A lot or a little?
The parents' guide to what's in this movie.
What parents need to know
- Parents say
- Kids say
What's the story?
Orphaned and threatened by her guardian to be sent away for hanging with 401, a crew that attacks subway trains with hip-hop dance pranks, Andie (the charismatic Briana Evigan) gets a reprieve when she's admitted to the esteemed Maryland School of the Arts in Baltimore. But juggling the demands of street dancing and classes proves far too difficult, and she gets kicked out of 401. It's the only family she knows, and she loves the thrill of street dancing. So Andie, convinced by phenomenal dancer and classmate, Chase (Robert Hoffman), forms her own crew comprised of the school's misfits. They may be outsiders at MSA, but on the dance floor, they have mad skills. And the group's determined to battle it out with Andie's old gang for supremacy on the streets.
Is it any good?
The paint-by-numbers plot won't win any awards, but STEP UP 2 THE STREETS delivers electrifying dance performances set to an infectious soundtrack. (T-Pain's groove-inducing "Low" is pitch-perfect.) And it's hard to argue with the feel-good conclusion that favors the message of unity over a more typical, schmaltzy love-story ending. Plus, the cast is fantastic, especially Adam Sevani as Moose, Andie's newfound friend at MSA. Also look for heartthrob Channing Tatum from the original Step Up, who gives a small but impressive show at a club.

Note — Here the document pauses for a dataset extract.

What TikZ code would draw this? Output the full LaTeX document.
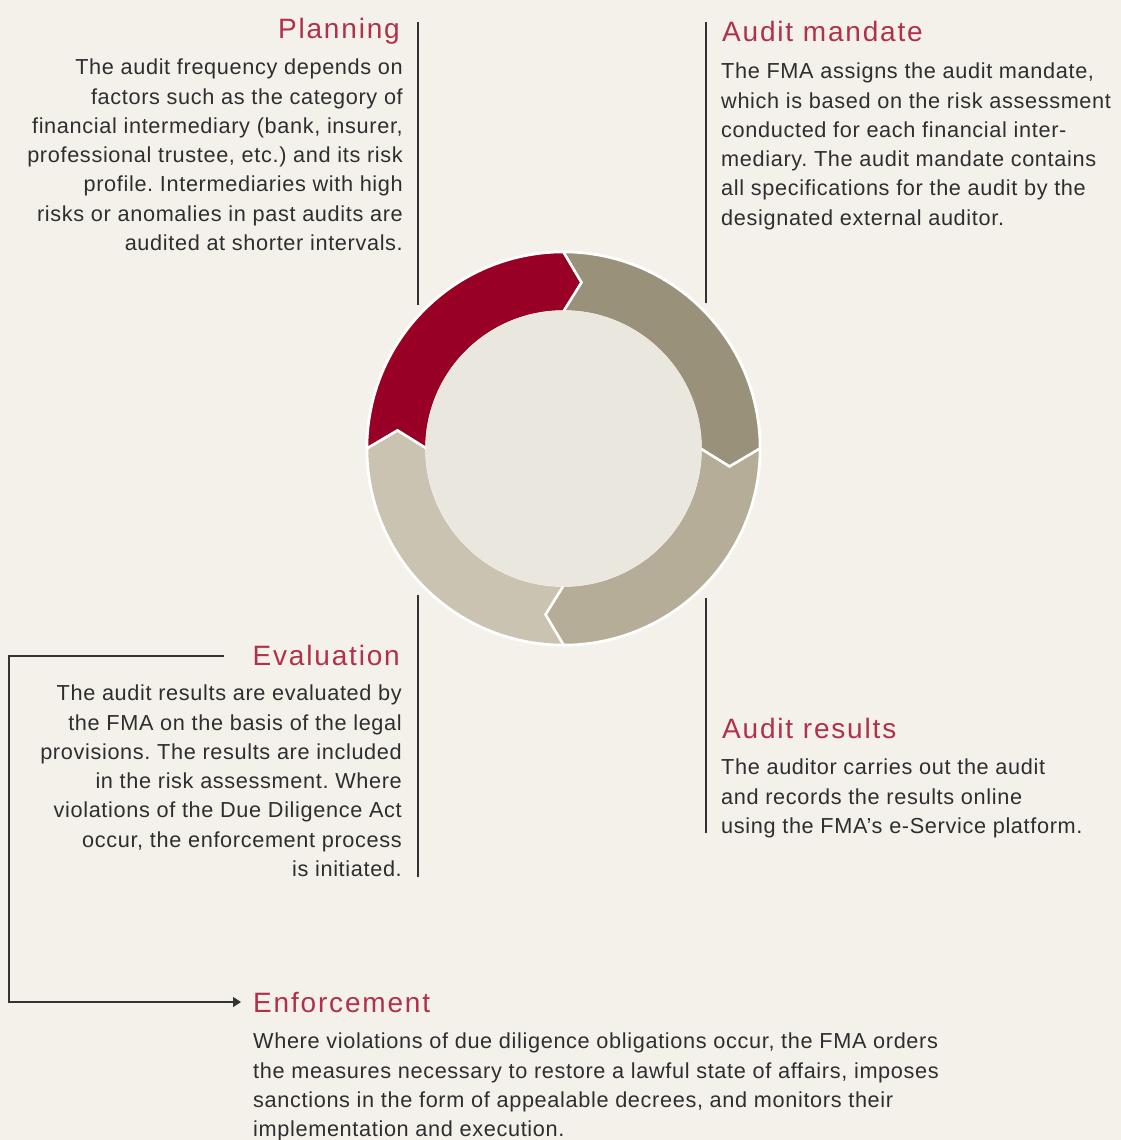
\documentclass[tikz,border=0pt]{standalone}
\usepackage{fontspec}
\usetikzlibrary{arrows.meta}
\newfontfamily\tfam[LetterSpace=6.5]{Liberation Sans}
\newfontfamily\bfam[LetterSpace=3]{Liberation Sans}
\newcommand\mytitlefont{\tfam\fontsize{28}{34}\selectfont}
\newcommand\mybodyfont{\bfam\fontsize{21.7}{29.3}\selectfont\frenchspacing}
\definecolor{bg}{HTML}{F3F1EA}
\definecolor{segred}{HTML}{990026}
\definecolor{segA}{HTML}{9A917A}
\definecolor{segB}{HTML}{B5AD97}
\definecolor{segC}{HTML}{CAC3B1}
\definecolor{innerc}{HTML}{EAE7DF}
\definecolor{titlered}{HTML}{B1304A}
\definecolor{textdark}{HTML}{2E2E2E}
\definecolor{linec}{HTML}{333333}
\tikzset{
  ttl/.style={font=\mytitlefont, text=titlered, inner sep=0pt},
  bodyr/.style={font=\mybodyfont, text=textdark, inner sep=0pt, align=right, anchor=north east},
  bodyl/.style={font=\mybodyfont, text=textdark, inner sep=0pt, align=left, anchor=north west},
  vline/.style={draw=linec, line width=1.1pt},
  seg/.style={draw=white, line width=2.5pt, line join=miter},
}
\begin{document}
\begin{tikzpicture}[x=1pt,y=-1pt]
\fill[bg] (0,0) rectangle (1121,1140);
\useasboundingbox (0,0) rectangle (1121,1140);

% ring
\begin{scope}[shift={(563.5,448.5)}]
  \fill[white] (0,0) circle[radius=198pt];
  \filldraw[seg, fill=segred] (180:196.5pt) arc[start angle=180, end angle=90, radius=196.5pt]
     -- (83.8:167pt) -- (90:137pt) arc[start angle=90, end angle=180, radius=137pt] -- (173.8:167pt) -- cycle;
  \filldraw[seg, fill=segA] (90:196.5pt) arc[start angle=90, end angle=0, radius=196.5pt]
     -- (-6.2:167pt) -- (0:137pt) arc[start angle=0, end angle=90, radius=137pt] -- (83.8:167pt) -- cycle;
  \filldraw[seg, fill=segB] (0:196.5pt) arc[start angle=0, end angle=-90, radius=196.5pt]
     -- (-96.2:167pt) -- (-90:137pt) arc[start angle=-90, end angle=0, radius=137pt] -- (-6.2:167pt) -- cycle;
  \filldraw[seg, fill=segC] (-90:196.5pt) arc[start angle=-90, end angle=-180, radius=196.5pt]
     -- (-186.2:167pt) -- (-180:137pt) arc[start angle=-180, end angle=-90, radius=137pt] -- (-96.2:167pt) -- cycle;
  \fill[innerc] (0,0) circle[radius=138pt];
\end{scope}

% vertical rules
\coordinate (pl1) at (418,22);  \coordinate (pl2) at (418,305);
\coordinate (am1) at (706,22);  \coordinate (am2) at (706,303);
\coordinate (ev1) at (418,595); \coordinate (ev2) at (418,877);
\coordinate (ar1) at (706,598); \coordinate (ar2) at (706,833);
\draw[vline] (pl1) -- (pl2);
\draw[vline] (am1) -- (am2);
\draw[vline] (ev1) -- (ev2);
\draw[vline] (ar1) -- (ar2);

% Planning
\node[ttl, anchor=base east] (planT) at (400,38) {Planning};
\node[bodyr] (planB) at (403,54) {\strut The audit frequency depends on\\
factors such as the category of\\
financial intermediary (bank, insurer,\\
professional trustee, etc.) and its risk\\
profile. Intermediaries with high\\
risks or anomalies in past audits are\\
audited at shorter intervals.};

% Audit mandate
\node[ttl, anchor=base west] (amT) at (722,42) {Audit mandate};
\node[bodyl] (amB) at (721,58) {\strut The FMA assigns the audit mandate,\\
which is based on the risk assessment\\
conducted for each financial inter-\\
mediary. The audit mandate contains\\
all specifications for the audit by the\\
designated external auditor.};

% Evaluation
\node[ttl, anchor=base east] (evT) at (400,665) {Evaluation};
\node[bodyr] (evB) at (402,680) {\strut The audit results are evaluated by\\
the FMA on the basis of the legal\\
provisions. The results are included\\
in the risk assessment. Where\\
violations of the Due Diligence Act\\
occur, the enforcement process\\
is initiated.};

% Audit results
\node[ttl, anchor=base west] (arT) at (722,738) {Audit results};
\node[bodyl] (arB) at (721,754) {\strut The auditor carries out the audit\\
and records the results online\\
using the FMA’s e-Service platform.};

% Enforcement
\node[ttl, anchor=base west] (enT) at (253,1012) {Enforcement};
\node[bodyl] (enB) at (253,1028) {\strut Where violations of due diligence obligations occur, the FMA orders\\
the measures necessary to restore a lawful state of affairs, imposes\\
sanctions in the form of appealable decrees, and monitors their\\
implementation and execution.};

% connector
\coordinate (evline) at (224,656);
\draw[draw=linec, line width=1.1pt, -{Triangle[length=8pt,width=10pt]}]
  (evline) -- (9,656) |- ([xshift=-12pt]enT.west);
\end{tikzpicture}
\end{document}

Director Jon M. Chu wisely lets the dancing speak for itself -- the acting and the story aren't bad, but are hardly memorable -- by giving the dancers room to impress; There's no heavy-handed editing here, no quick-cut overload. The result: Entertainment that's light on depth but heavy on fun -- and full of mesmerizing dance.
Talk to your kids about ...
Families can talk about why dance is so important to Andie, who appears to have had a difficult childhood (though we don't get many details about it). How does it allow her to grow and learn? What sense of satisfaction does she get out of competing in the streets?
Why do you think dance movies are so popular?
- In theaters: February 14, 2008
- On DVD or streaming: July 14, 2008
- Cast: Adam Sevani, Briana Evigan, Robert Hoffman
- Director: Jon M. Chu
- Studio: Touchstone Pictures
- Genre: Musical
- Run time: 98 minutes
- MPAA rating: PG-13
- MPAA explanation: language, some suggestive material and brief violence.